(6iq) Synthetic Post-Translational Circuits for Cell-Mediated Therapy of Diseases Involving Immune Dysfunction

My doctoral research was completed with Dr. Josh Leonard in the Department of Chemical and Biological Engineering at Northwestern University. During this time, I applied synthetic biology tools to study the structure-function relationships of native receptors as well as developed synthetic receptors that drive expression of a gene of interest in response to extracellular proteins. Using this system, which was the first synthetic receptor able to detect and respond to soluble extracellular ligands, we demonstrated secretion of IL-2, a proinflammatory cytokine, in response to VEGF, an anti-inflammatory cytokine, in T cells.

I am currently a postdoctoral researcher with Dr. Jim Collins in the Institute for Medical Engineering and Science at MIT where I developed a novel platform for synthetic post-translational circuits in mammalian cells. This research is the first synthetic circuit that uses post-translational modifications similar to but completely independent from native signaling pathways. Unlike other synthetic circuits, signals are transduced by the same phosphorylation-based mechanism as native signaling pathways, which enables the same fast and layered response that facilitates tighter control of cellular responses and more flexible outputs. When connected upstream to synthetic receptors, engineered signaling pathways can be configured to sense and respond to changes in extracellular ligand concentration. These circuits are completely orthogonal but can be easily integrated with native signaling pathways. They are also modular and tunable, which allows for the same full range of outputs as native signaling pathways.

My lab will specialize in developing and utilizing synthetic post-translational circuits to better understand and treat diseases such as cancer that are associated with immune dysfunction.

Research objective 1 – Develop and utilize post-translational circuits to study in vivo dynamics within tumor cells and the tumor microenvironment as the tumor is established, grows, and metastasizes. The speed, sensitivity, and reversibility of synthetic post-translational circuits will enable real-time measurements of dynamics within the tumor, including the levels and types of cytokines in the tumor microenvironment as well as the activation of key signaling pathways within both cancer cells and tumor-associated immune cells.

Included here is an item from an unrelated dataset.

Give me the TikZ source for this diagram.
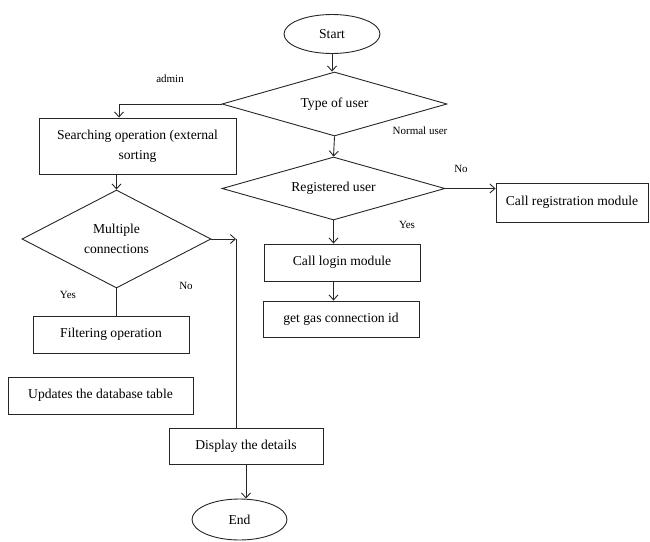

Research objective 2 - Develop post-translational circuits that integrate input from the tumor microenvironment and transduce the signal into therapeutically beneficial responses. Outputs will include activation or inhibition of native signaling pathways and the secretion of proinflammatory cytokines to stimulate the immune system.

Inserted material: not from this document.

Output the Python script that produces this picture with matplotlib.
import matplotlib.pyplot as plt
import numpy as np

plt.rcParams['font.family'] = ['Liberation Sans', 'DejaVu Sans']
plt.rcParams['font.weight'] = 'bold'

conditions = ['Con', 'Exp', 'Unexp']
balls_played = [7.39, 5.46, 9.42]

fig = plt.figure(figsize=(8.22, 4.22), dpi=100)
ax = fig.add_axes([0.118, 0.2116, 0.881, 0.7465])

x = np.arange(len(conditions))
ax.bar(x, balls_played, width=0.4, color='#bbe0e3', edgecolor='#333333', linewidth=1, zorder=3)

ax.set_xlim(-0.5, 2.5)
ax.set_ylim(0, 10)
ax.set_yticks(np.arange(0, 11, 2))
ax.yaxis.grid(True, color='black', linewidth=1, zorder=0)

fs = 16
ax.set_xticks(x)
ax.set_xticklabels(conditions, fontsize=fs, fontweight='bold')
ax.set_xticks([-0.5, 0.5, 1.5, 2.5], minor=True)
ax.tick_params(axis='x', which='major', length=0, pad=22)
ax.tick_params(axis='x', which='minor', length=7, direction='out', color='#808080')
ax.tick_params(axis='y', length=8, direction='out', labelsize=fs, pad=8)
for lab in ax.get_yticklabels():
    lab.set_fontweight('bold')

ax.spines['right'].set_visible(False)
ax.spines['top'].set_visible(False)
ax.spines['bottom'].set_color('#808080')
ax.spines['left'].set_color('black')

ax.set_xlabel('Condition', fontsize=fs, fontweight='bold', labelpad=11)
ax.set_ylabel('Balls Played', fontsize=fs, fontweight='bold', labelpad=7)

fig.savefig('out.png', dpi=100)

Research objective 3 - Develop novel platforms for targeted inducible control of mechanisms similar to post-translational modifications found in natural biological systems, such as methylation, acetylation, and ubiquitination. This will enable faster and finer control over cellular responses, such as the regulation of gene expression, RNA processing, and protein function.

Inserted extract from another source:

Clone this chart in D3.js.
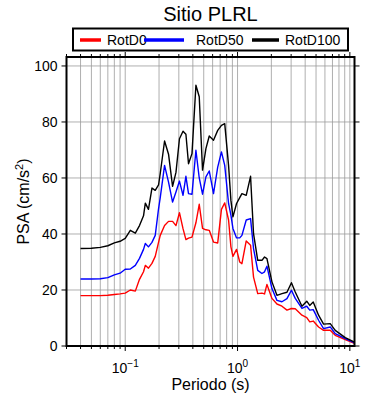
<!DOCTYPE html>
<html>
<head>
<meta charset="utf-8">
<script src="https://cdn.jsdelivr.net/npm/d3@7"></script>
<style>
  body { margin: 0; background: #fff; }
  svg text { font-family: "Liberation Sans", Arial, Helvetica, sans-serif; }
</style>
</head>
<body>
<div id="chart"></div>
<script>
// periods (s) and spectral accelerations
const periods = [0.04, 0.05, 0.06, 0.07, 0.08, 0.09, 0.10, 0.111, 0.123, 0.134, 0.1455, 0.151, 0.161, 0.173, 0.185,
  0.198, 0.205, 0.224, 0.243, 0.264, 0.283, 0.304, 0.327, 0.347, 0.366, 0.393, 0.426, 0.456, 0.488, 0.523,
  0.56, 0.611, 0.666, 0.719, 0.769, 0.832, 0.873, 0.91, 0.98, 1.046, 1.094, 1.195, 1.306, 1.388, 1.513,
  1.649, 1.74, 1.827, 2.025, 2.243, 2.486, 2.754, 3.02, 3.265, 3.746, 4.133, 4.395, 4.72, 5.265, 5.834,
  6.69, 7.41, 9.1, 11];

const rotD0 = [18.0, 18.0, 18.0, 18.1, 18.4, 18.6, 18.9, 20.0, 19.6, 23.8, 26.5, 28.8, 27.8, 29.5, 32.0,
  37.0, 39.5, 43.0, 44.5, 44.5, 43.0, 47.6, 41.9, 38.0, 38.5, 38.9, 44.0, 50.6, 42.0, 41.5,
  41.3, 37.1, 36.8, 48.8, 51.1, 45.0, 35.4, 32.0, 34.5, 30.0, 29.4, 37.5, 36.0, 24.6, 18.7,
  18.9, 18.6, 22.0, 17.0, 15.0, 14.2, 12.8, 13.4, 13.3, 11.0, 10.1, 8.6, 8.9, 6.8, 5.6,
  5.6, 3.8, 2.3, 0.9];

const rotD50 = [23.9, 23.9, 24.0, 24.4, 25.4, 26.0, 27.4, 27.5, 28.8, 31.3, 34.5, 36.6, 35.4, 37.0, 39.5,
  49.0, 53.0, 64.5, 58.5, 51.4, 55.0, 58.9, 53.8, 60.6, 54.4, 54.2, 69.9, 60.0, 54.2, 60.4,
  62.5, 54.4, 63.9, 69.3, 64.5, 50.9, 46.7, 42.0, 38.6, 38.6, 39.5, 45.0, 45.5, 34.8, 27.0,
  25.9, 26.5, 28.5, 20.5, 16.3, 15.8, 16.9, 19.9, 17.0, 13.4, 14.2, 12.8, 13.0, 9.2, 6.2,
  6.8, 4.4, 2.6, 1.1];

const rotD100 = [34.8, 34.9, 35.2, 35.8, 36.8, 37.4, 38.4, 41.3, 40.3, 43.0, 46.5, 51.0, 48.8, 56.4, 55.6,
  57.5, 61.6, 73.2, 68.5, 57.0, 62.0, 74.0, 76.7, 75.6, 65.1, 68.7, 93.1, 89.0, 62.8, 70.5,
  75.0, 73.5, 77.0, 78.8, 79.4, 64.5, 52.0, 46.1, 50.9, 53.0, 54.4, 53.8, 60.6, 40.1, 30.6,
  30.6, 31.8, 31.2, 22.9, 18.1, 18.7, 19.2, 22.6, 19.3, 14.2, 16.0, 14.5, 15.7, 11.0, 7.8,
  8.0, 5.6, 3.0, 1.4];

const seriesNames = ['RotD0', 'RotD50', 'RotD100'];
const seriesColors = ['#ff0000', '#0000ff', '#000000'];
const yTicks = [0, 20, 40, 60, 80, 100];
const xMajor = [0.1, 1, 10];
const xMajorExp = ['\u22121', '0', '1'];

const W = 390, H = 400;
const margin = {top: 57, right: 35.5, bottom: 54, left: 66.5};
const width = W - margin.left - margin.right;
const height = H - margin.top - margin.bottom;

const svg = d3.select('#chart').append('svg')
  .attr('width', W)
  .attr('height', H);

const g = svg.append('g')
  .attr('transform', 'translate(' + margin.left + ',' + margin.top + ')');

const x = d3.scaleLog().domain([0.03, 11]).range([0, width]);
const y = d3.scaleLinear().domain([0, 103.2]).range([height, 0]);

const allTicks = x.ticks();
const isMajor = t => xMajor.some(m => Math.abs(m - t) / m < 1e-6);

// grid
g.append('g').selectAll('line.vg')
  .data(allTicks.filter(t => t > 0.03))
  .enter().append('line')
  .attr('x1', d => x(d)).attr('x2', d => x(d))
  .attr('y1', 0).attr('y2', height)
  .attr('stroke', '#9a9a9a').attr('stroke-width', 0.8);

g.append('g').selectAll('line.hg')
  .data(yTicks.filter(t => t > 0))
  .enter().append('line')
  .attr('x1', 0).attr('x2', width)
  .attr('y1', d => y(d)).attr('y2', d => y(d))
  .attr('stroke', '#9a9a9a').attr('stroke-width', 0.8);

// curves
const line = d3.line()
  .x((d, i) => x(periods[i]))
  .y(d => y(d));

[rotD0, rotD50, rotD100].forEach((s, k) => {
  g.append('path')
    .datum(s)
    .attr('d', line)
    .attr('fill', 'none')
    .attr('stroke', seriesColors[k])
    .attr('stroke-width', 1.4)
    .attr('stroke-linejoin', 'round');
});

// ticks on all four sides
const ticksG = g.append('g').attr('stroke', '#000').attr('stroke-width', 1);
allTicks.forEach(t => {
  const len = isMajor(t) ? 5 : 3;
  ticksG.append('line').attr('x1', x(t)).attr('x2', x(t)).attr('y1', height).attr('y2', height + len);
  ticksG.append('line').attr('x1', x(t)).attr('x2', x(t)).attr('y1', 0).attr('y2', -len);
});
yTicks.forEach(t => {
  ticksG.append('line').attr('x1', 0).attr('x2', -5).attr('y1', y(t)).attr('y2', y(t));
  ticksG.append('line').attr('x1', width).attr('x2', width + 5).attr('y1', y(t)).attr('y2', y(t));
});

// frame
g.append('rect')
  .attr('x', 0).attr('y', 0)
  .attr('width', width).attr('height', height)
  .attr('fill', 'none')
  .attr('stroke', '#000')
  .attr('stroke-width', 2);

// y tick labels
g.append('g').selectAll('text')
  .data(yTicks)
  .enter().append('text')
  .attr('x', -9)
  .attr('y', d => y(d))
  .attr('dy', '0.35em')
  .attr('text-anchor', 'end')
  .attr('font-size', 14)
  .text(d => d);

// x tick labels with exponent
xMajor.forEach((t, i) => {
  const tx = g.append('text')
    .attr('x', x(t))
    .attr('y', height + 27)
    .attr('text-anchor', 'middle')
    .attr('font-size', 14);
  tx.append('tspan').text('10');
  tx.append('tspan')
    .attr('dy', -6)
    .attr('font-size', 10)
    .text(xMajorExp[i]);
});

// axis titles
g.append('text')
  .attr('x', width / 2)
  .attr('y', height + 44)
  .attr('text-anchor', 'middle')
  .attr('font-size', 16)
  .text('Periodo (s)');

const yl = g.append('text')
  .attr('transform', 'translate(' + (-38) + ',' + (height / 2) + ') rotate(-90)')
  .attr('text-anchor', 'middle')
  .attr('font-size', 16);
yl.append('tspan').text('PSA (cm/s');
yl.append('tspan').attr('dy', -6).attr('font-size', 11).text('2');
yl.append('tspan').attr('dy', 6).text(')');

// title
svg.append('text')
  .attr('x', margin.left + width / 2)
  .attr('y', 21)
  .attr('text-anchor', 'middle')
  .attr('font-size', 20)
  .text('Sitio PLRL');

// legend
const leg = svg.append('g');
leg.append('rect')
  .attr('x', 73).attr('y', 28.5)
  .attr('width', 275).attr('height', 22)
  .attr('fill', '#fff')
  .attr('stroke', '#000')
  .attr('stroke-width', 2);

const legLines = [[80, 101], [144, 184], [252, 279]];
const legText = [107, 196, 285];
seriesNames.forEach((n, k) => {
  leg.append('line')
    .attr('x1', legLines[k][0]).attr('x2', legLines[k][1])
    .attr('y1', 40).attr('y2', 40)
    .attr('stroke', seriesColors[k])
    .attr('stroke-width', 3.5);
  leg.append('text')
    .attr('x', legText[k])
    .attr('y', 45)
    .attr('font-size', 14)
    .text(n);
});
</script>
</body>
</html>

My past experience in developing post-translational circuits makes me uniquely qualified for this innovative research, which has the potential for groundbreaking developments in both synthetic biology and cell-mediated therapy. By employing the same types of post-translational modifications that regulate cellular behavior in nature, we open the door to a larger array of methods to enable tighter and faster control, more closely resembling the many levels of regulation that exist in the mammalian cell. This work will help to elucidate the complicated mechanisms by which cells transduce information and drive the development of safer and more effective cell-mediated therapies for disease treatment.

Teaching Interests:

I am comfortable teaching a wide range of classes at any educational level including any of the core chemical engineering courses or biology-related electives. I am also excited about developing a new class on synthetic biology that will cover the basic techniques and technologies in synthetic biology then move on to real-world topics including applications, safety, and ethics. This class will emphasize written and oral communication.